/---

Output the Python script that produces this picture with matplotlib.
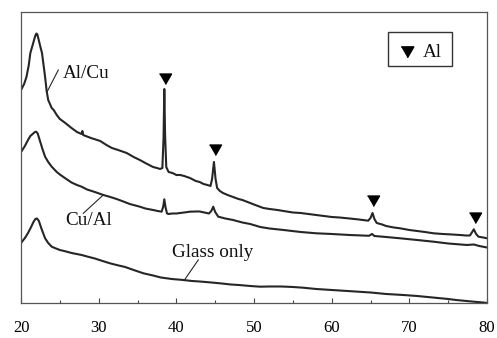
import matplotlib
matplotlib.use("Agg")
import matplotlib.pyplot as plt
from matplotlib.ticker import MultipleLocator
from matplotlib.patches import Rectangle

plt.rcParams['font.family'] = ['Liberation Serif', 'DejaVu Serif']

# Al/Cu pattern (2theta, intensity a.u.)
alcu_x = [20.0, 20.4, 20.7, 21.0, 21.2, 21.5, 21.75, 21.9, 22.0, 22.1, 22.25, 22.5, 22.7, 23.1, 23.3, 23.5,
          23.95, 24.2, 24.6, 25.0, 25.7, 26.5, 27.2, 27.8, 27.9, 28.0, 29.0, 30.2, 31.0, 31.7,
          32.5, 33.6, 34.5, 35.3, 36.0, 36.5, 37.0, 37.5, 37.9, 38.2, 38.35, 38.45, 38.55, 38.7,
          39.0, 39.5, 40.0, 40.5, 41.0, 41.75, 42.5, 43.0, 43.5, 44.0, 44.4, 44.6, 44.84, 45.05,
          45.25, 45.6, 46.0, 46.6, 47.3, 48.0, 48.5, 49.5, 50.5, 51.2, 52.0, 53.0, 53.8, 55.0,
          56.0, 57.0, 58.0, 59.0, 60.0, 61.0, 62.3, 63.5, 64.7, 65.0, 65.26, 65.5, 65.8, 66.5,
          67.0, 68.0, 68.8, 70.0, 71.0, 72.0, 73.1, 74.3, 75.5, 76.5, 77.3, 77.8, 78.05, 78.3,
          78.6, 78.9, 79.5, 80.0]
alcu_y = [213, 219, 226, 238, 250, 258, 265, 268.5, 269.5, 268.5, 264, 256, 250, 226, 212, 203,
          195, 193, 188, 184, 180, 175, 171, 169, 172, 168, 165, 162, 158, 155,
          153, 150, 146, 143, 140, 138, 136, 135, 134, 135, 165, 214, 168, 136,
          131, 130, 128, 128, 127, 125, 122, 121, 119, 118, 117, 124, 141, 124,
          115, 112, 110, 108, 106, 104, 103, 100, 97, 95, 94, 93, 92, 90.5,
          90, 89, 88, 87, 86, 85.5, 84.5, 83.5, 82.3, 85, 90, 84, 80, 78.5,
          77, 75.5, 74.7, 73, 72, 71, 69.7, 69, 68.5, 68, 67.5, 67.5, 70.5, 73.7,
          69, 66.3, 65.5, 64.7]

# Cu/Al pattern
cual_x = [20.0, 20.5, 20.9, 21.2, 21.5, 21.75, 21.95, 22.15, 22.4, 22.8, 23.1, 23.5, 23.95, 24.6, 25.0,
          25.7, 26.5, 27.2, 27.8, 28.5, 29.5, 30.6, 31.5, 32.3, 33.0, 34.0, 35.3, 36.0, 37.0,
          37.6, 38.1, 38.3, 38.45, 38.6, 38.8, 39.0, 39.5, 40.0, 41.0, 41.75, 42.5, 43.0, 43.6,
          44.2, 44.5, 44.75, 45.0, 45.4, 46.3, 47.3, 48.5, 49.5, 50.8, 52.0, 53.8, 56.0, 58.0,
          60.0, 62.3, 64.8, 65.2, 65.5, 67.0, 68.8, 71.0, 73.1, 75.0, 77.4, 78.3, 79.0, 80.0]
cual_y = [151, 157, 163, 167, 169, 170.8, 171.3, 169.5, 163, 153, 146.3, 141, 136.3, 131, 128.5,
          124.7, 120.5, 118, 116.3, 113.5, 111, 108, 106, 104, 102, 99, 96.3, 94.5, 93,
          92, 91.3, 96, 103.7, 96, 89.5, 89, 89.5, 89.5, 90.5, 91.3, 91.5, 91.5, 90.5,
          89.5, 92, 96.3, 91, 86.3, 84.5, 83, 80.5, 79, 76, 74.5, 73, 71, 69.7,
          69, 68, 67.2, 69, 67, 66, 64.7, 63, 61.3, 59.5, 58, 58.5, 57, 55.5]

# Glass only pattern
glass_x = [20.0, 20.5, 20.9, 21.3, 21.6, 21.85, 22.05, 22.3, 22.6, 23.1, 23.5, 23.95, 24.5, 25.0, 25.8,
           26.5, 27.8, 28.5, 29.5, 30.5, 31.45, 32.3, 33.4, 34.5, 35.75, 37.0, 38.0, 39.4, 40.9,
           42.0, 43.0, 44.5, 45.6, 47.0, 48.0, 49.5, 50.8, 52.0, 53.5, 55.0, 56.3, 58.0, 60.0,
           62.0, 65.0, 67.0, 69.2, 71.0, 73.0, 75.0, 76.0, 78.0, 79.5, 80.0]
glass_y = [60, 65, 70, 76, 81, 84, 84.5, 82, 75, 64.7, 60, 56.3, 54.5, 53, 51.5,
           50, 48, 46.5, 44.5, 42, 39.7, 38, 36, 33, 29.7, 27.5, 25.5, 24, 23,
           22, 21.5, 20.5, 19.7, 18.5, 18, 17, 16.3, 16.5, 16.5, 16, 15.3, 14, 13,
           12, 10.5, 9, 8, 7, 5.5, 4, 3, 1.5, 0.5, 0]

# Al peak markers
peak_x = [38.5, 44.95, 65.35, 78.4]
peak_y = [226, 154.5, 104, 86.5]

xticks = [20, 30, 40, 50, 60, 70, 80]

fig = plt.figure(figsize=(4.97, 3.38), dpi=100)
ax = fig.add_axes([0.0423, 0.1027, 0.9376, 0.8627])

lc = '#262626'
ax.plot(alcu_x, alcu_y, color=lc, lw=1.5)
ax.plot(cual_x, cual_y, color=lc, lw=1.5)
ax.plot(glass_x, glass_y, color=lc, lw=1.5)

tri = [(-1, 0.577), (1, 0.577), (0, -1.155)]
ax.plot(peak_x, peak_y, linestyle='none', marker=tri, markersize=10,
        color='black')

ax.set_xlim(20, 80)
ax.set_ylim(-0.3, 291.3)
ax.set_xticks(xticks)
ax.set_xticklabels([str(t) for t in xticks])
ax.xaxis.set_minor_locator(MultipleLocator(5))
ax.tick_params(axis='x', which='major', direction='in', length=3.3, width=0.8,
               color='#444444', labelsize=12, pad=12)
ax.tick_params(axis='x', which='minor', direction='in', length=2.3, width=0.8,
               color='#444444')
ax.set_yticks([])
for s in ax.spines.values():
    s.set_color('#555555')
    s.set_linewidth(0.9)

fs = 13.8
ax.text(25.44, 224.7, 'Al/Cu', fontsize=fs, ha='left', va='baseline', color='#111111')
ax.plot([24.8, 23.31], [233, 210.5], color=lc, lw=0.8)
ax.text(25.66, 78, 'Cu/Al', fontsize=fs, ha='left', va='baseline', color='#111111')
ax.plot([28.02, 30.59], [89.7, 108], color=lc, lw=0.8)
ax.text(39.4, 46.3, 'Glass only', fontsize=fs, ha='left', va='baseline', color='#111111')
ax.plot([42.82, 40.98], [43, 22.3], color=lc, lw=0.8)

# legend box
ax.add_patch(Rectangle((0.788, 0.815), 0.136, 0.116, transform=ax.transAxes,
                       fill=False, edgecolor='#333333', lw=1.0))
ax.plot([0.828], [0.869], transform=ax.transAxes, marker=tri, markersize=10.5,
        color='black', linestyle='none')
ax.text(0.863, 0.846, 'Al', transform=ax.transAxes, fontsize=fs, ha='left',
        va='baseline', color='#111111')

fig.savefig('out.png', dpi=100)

\---

Problem description:
Transcribe the whole listing, character for character, but not its images.

Solution below:
Output the Python script that produces this picture with matplotlib.
import matplotlib
matplotlib.use("Agg")
import matplotlib.pyplot as plt
from matplotlib.ticker import MultipleLocator
from matplotlib.patches import Rectangle

plt.rcParams['font.family'] = ['Liberation Serif', 'DejaVu Serif']

# Al/Cu pattern (2theta, intensity a.u.)
alcu_x = [20.0, 20.4, 20.7, 21.0, 21.2, 21.5, 21.75, 21.9, 22.0, 22.1, 22.25, 22.5, 22.7, 23.1, 23.3, 23.5,
          23.95, 24.2, 24.6, 25.0, 25.7, 26.5, 27.2, 27.8, 27.9, 28.0, 29.0, 30.2, 31.0, 31.7,
          32.5, 33.6, 34.5, 35.3, 36.0, 36.5, 37.0, 37.5, 37.9, 38.2, 38.35, 38.45, 38.55, 38.7,
          39.0, 39.5, 40.0, 40.5, 41.0, 41.75, 42.5, 43.0, 43.5, 44.0, 44.4, 44.6, 44.84, 45.05,
          45.25, 45.6, 46.0, 46.6, 47.3, 48.0, 48.5, 49.5, 50.5, 51.2, 52.0, 53.0, 53.8, 55.0,
          56.0, 57.0, 58.0, 59.0, 60.0, 61.0, 62.3, 63.5, 64.7, 65.0, 65.26, 65.5, 65.8, 66.5,
          67.0, 68.0, 68.8, 70.0, 71.0, 72.0, 73.1, 74.3, 75.5, 76.5, 77.3, 77.8, 78.05, 78.3,
          78.6, 78.9, 79.5, 80.0]
alcu_y = [213, 219, 226, 238, 250, 258, 265, 268.5, 269.5, 268.5, 264, 256, 250, 226, 212, 203,
          195, 193, 188, 184, 180, 175, 171, 169, 172, 168, 165, 162, 158, 155,
          153, 150, 146, 143, 140, 138, 136, 135, 134, 135, 165, 214, 168, 136,
          131, 130, 128, 128, 127, 125, 122, 121, 119, 118, 117, 124, 141, 124,
          115, 112, 110, 108, 106, 104, 103, 100, 97, 95, 94, 93, 92, 90.5,
          90, 89, 88, 87, 86, 85.5, 84.5, 83.5, 82.3, 85, 90, 84, 80, 78.5,
          77, 75.5, 74.7, 73, 72, 71, 69.7, 69, 68.5, 68, 67.5, 67.5, 70.5, 73.7,
          69, 66.3, 65.5, 64.7]

# Cu/Al pattern
cual_x = [20.0, 20.5, 20.9, 21.2, 21.5, 21.75, 21.95, 22.15, 22.4, 22.8, 23.1, 23.5, 23.95, 24.6, 25.0,
          25.7, 26.5, 27.2, 27.8, 28.5, 29.5, 30.6, 31.5, 32.3, 33.0, 34.0, 35.3, 36.0, 37.0,
          37.6, 38.1, 38.3, 38.45, 38.6, 38.8, 39.0, 39.5, 40.0, 41.0, 41.75, 42.5, 43.0, 43.6,
          44.2, 44.5, 44.75, 45.0, 45.4, 46.3, 47.3, 48.5, 49.5, 50.8, 52.0, 53.8, 56.0, 58.0,
          60.0, 62.3, 64.8, 65.2, 65.5, 67.0, 68.8, 71.0, 73.1, 75.0, 77.4, 78.3, 79.0, 80.0]
cual_y = [151, 157, 163, 167, 169, 170.8, 171.3, 169.5, 163, 153, 146.3, 141, 136.3, 131, 128.5,
          124.7, 120.5, 118, 116.3, 113.5, 111, 108, 106, 104, 102, 99, 96.3, 94.5, 93,
          92, 91.3, 96, 103.7, 96, 89.5, 89, 89.5, 89.5, 90.5, 91.3, 91.5, 91.5, 90.5,
          89.5, 92, 96.3, 91, 86.3, 84.5, 83, 80.5, 79, 76, 74.5, 73, 71, 69.7,
          69, 68, 67.2, 69, 67, 66, 64.7, 63, 61.3, 59.5, 58, 58.5, 57, 55.5]

# Glass only pattern
glass_x = [20.0, 20.5, 20.9, 21.3, 21.6, 21.85, 22.05, 22.3, 22.6, 23.1, 23.5, 23.95, 24.5, 25.0, 25.8,
           26.5, 27.8, 28.5, 29.5, 30.5, 31.45, 32.3, 33.4, 34.5, 35.75, 37.0, 38.0, 39.4, 40.9,
           42.0, 43.0, 44.5, 45.6, 47.0, 48.0, 49.5, 50.8, 52.0, 53.5, 55.0, 56.3, 58.0, 60.0,
           62.0, 65.0, 67.0, 69.2, 71.0, 73.0, 75.0, 76.0, 78.0, 79.5, 80.0]
glass_y = [60, 65, 70, 76, 81, 84, 84.5, 82, 75, 64.7, 60, 56.3, 54.5, 53, 51.5,
           50, 48, 46.5, 44.5, 42, 39.7, 38, 36, 33, 29.7, 27.5, 25.5, 24, 23,
           22, 21.5, 20.5, 19.7, 18.5, 18, 17, 16.3, 16.5, 16.5, 16, 15.3, 14, 13,
           12, 10.5, 9, 8, 7, 5.5, 4, 3, 1.5, 0.5, 0]

# Al peak markers
peak_x = [38.5, 44.95, 65.35, 78.4]
peak_y = [226, 154.5, 104, 86.5]

xticks = [20, 30, 40, 50, 60, 70, 80]

fig = plt.figure(figsize=(4.97, 3.38), dpi=100)
ax = fig.add_axes([0.0423, 0.1027, 0.9376, 0.8627])

lc = '#262626'
ax.plot(alcu_x, alcu_y, color=lc, lw=1.5)
ax.plot(cual_x, cual_y, color=lc, lw=1.5)
ax.plot(glass_x, glass_y, color=lc, lw=1.5)

tri = [(-1, 0.577), (1, 0.577), (0, -1.155)]
ax.plot(peak_x, peak_y, linestyle='none', marker=tri, markersize=10,
        color='black')

ax.set_xlim(20, 80)
ax.set_ylim(-0.3, 291.3)
ax.set_xticks(xticks)
ax.set_xticklabels([str(t) for t in xticks])
ax.xaxis.set_minor_locator(MultipleLocator(5))
ax.tick_params(axis='x', which='major', direction='in', length=3.3, width=0.8,
               color='#444444', labelsize=12, pad=12)
ax.tick_params(axis='x', which='minor', direction='in', length=2.3, width=0.8,
               color='#444444')
ax.set_yticks([])
for s in ax.spines.values():
    s.set_color('#555555')
    s.set_linewidth(0.9)

fs = 13.8
ax.text(25.44, 224.7, 'Al/Cu', fontsize=fs, ha='left', va='baseline', color='#111111')
ax.plot([24.8, 23.31], [233, 210.5], color=lc, lw=0.8)
ax.text(25.66, 78, 'Cu/Al', fontsize=fs, ha='left', va='baseline', color='#111111')
ax.plot([28.02, 30.59], [89.7, 108], color=lc, lw=0.8)
ax.text(39.4, 46.3, 'Glass only', fontsize=fs, ha='left', va='baseline', color='#111111')
ax.plot([42.82, 40.98], [43, 22.3], color=lc, lw=0.8)

# legend box
ax.add_patch(Rectangle((0.788, 0.815), 0.136, 0.116, transform=ax.transAxes,
                       fill=False, edgecolor='#333333', lw=1.0))
ax.plot([0.828], [0.869], transform=ax.transAxes, marker=tri, markersize=10.5,
        color='black', linestyle='none')
ax.text(0.863, 0.846, 'Al', transform=ax.transAxes, fontsize=fs, ha='left',
        va='baseline', color='#111111')

fig.savefig('out.png', dpi=100)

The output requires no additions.